__STATED GOAL__.
From the listing below, pull out every line where the string "matplotlib" appears.

___

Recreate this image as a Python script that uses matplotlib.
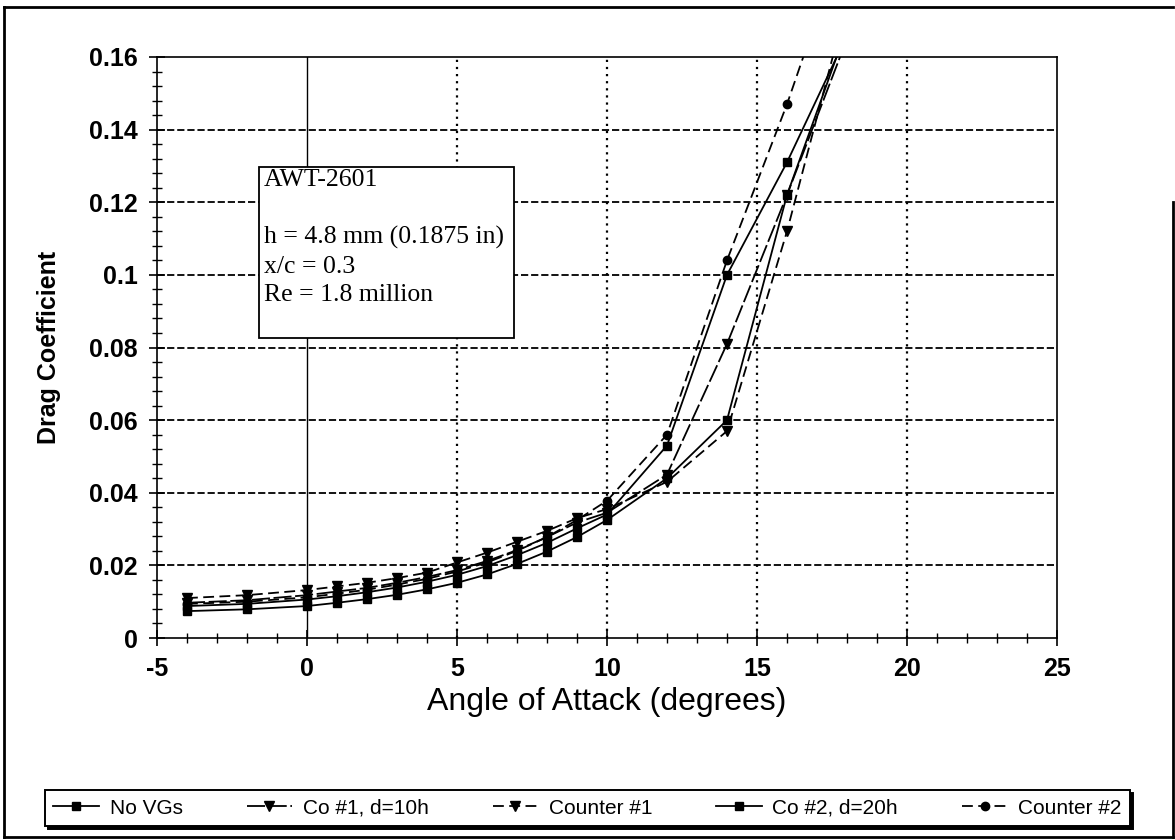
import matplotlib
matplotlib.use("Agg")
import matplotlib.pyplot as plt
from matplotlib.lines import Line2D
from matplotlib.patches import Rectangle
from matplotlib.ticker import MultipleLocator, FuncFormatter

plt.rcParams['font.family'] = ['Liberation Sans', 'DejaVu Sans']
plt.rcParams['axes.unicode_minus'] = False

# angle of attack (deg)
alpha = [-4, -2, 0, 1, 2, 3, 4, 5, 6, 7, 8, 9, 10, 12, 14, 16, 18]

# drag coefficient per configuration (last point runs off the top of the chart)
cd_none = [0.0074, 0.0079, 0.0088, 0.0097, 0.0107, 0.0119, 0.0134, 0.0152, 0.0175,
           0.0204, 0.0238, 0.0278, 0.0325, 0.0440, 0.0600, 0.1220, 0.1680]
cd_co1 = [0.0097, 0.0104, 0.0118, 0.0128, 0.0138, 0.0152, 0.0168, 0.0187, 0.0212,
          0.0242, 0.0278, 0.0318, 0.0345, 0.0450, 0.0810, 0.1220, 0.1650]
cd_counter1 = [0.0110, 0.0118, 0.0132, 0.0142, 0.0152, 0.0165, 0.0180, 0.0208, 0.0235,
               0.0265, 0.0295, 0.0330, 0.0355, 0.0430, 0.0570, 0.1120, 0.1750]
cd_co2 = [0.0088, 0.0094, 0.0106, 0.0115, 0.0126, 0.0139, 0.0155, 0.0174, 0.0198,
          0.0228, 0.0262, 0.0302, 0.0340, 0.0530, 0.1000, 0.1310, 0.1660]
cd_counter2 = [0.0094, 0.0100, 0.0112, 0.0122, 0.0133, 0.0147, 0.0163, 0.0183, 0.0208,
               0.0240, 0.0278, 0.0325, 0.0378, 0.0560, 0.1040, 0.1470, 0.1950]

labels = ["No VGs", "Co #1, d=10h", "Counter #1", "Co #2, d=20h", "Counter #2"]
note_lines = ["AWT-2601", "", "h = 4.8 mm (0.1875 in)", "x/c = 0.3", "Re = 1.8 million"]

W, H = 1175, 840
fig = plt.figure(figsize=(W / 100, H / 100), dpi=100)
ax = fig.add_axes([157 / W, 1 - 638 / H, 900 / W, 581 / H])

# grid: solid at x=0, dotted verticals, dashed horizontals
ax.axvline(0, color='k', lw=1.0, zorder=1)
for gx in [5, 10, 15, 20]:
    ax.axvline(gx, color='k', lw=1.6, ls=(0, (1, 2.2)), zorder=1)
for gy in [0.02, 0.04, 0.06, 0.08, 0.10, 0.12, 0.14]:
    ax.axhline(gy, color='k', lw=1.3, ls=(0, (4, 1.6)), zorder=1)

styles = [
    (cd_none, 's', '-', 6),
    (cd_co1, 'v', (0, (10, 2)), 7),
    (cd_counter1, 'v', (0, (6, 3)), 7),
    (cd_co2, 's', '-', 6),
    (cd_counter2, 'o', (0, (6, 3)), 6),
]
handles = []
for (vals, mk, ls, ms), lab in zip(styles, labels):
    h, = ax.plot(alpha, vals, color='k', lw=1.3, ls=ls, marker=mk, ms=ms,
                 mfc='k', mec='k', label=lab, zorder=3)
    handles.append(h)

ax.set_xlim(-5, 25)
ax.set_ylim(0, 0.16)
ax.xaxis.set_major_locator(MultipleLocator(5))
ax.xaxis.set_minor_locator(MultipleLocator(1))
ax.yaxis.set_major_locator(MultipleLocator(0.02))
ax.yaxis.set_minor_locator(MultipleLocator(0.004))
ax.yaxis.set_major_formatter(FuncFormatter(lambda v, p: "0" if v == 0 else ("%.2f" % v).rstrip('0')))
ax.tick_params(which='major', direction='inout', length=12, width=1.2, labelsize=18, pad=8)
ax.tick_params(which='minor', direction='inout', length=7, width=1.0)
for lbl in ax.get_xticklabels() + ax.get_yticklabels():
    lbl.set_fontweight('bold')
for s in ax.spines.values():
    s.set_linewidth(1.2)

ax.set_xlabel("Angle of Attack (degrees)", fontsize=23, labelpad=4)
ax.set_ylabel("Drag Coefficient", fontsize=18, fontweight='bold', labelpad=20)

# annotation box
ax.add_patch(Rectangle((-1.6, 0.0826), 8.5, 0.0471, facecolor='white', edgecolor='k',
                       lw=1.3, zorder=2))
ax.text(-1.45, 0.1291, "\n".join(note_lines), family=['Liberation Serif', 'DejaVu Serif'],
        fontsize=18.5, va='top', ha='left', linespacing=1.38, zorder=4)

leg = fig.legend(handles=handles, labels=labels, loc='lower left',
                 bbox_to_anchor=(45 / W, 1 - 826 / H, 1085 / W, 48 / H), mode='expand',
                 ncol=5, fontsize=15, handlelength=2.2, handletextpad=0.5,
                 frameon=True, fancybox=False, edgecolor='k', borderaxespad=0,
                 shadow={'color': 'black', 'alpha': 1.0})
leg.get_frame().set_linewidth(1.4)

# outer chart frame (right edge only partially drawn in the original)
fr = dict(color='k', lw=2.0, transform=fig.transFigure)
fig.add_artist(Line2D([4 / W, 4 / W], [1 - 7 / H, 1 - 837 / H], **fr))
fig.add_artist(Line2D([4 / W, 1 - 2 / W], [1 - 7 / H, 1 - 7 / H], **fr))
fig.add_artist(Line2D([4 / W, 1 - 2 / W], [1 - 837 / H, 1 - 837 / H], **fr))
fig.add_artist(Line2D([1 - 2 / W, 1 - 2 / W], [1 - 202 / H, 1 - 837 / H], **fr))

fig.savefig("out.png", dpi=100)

___

__OUTPUT OF THE TASK__.
Recreate this image as a Python script that uses matplotlib.
import matplotlib
matplotlib.use("Agg")
import matplotlib.pyplot as plt
from matplotlib.lines import Line2D
from matplotlib.patches import Rectangle
from matplotlib.ticker import MultipleLocator, FuncFormatter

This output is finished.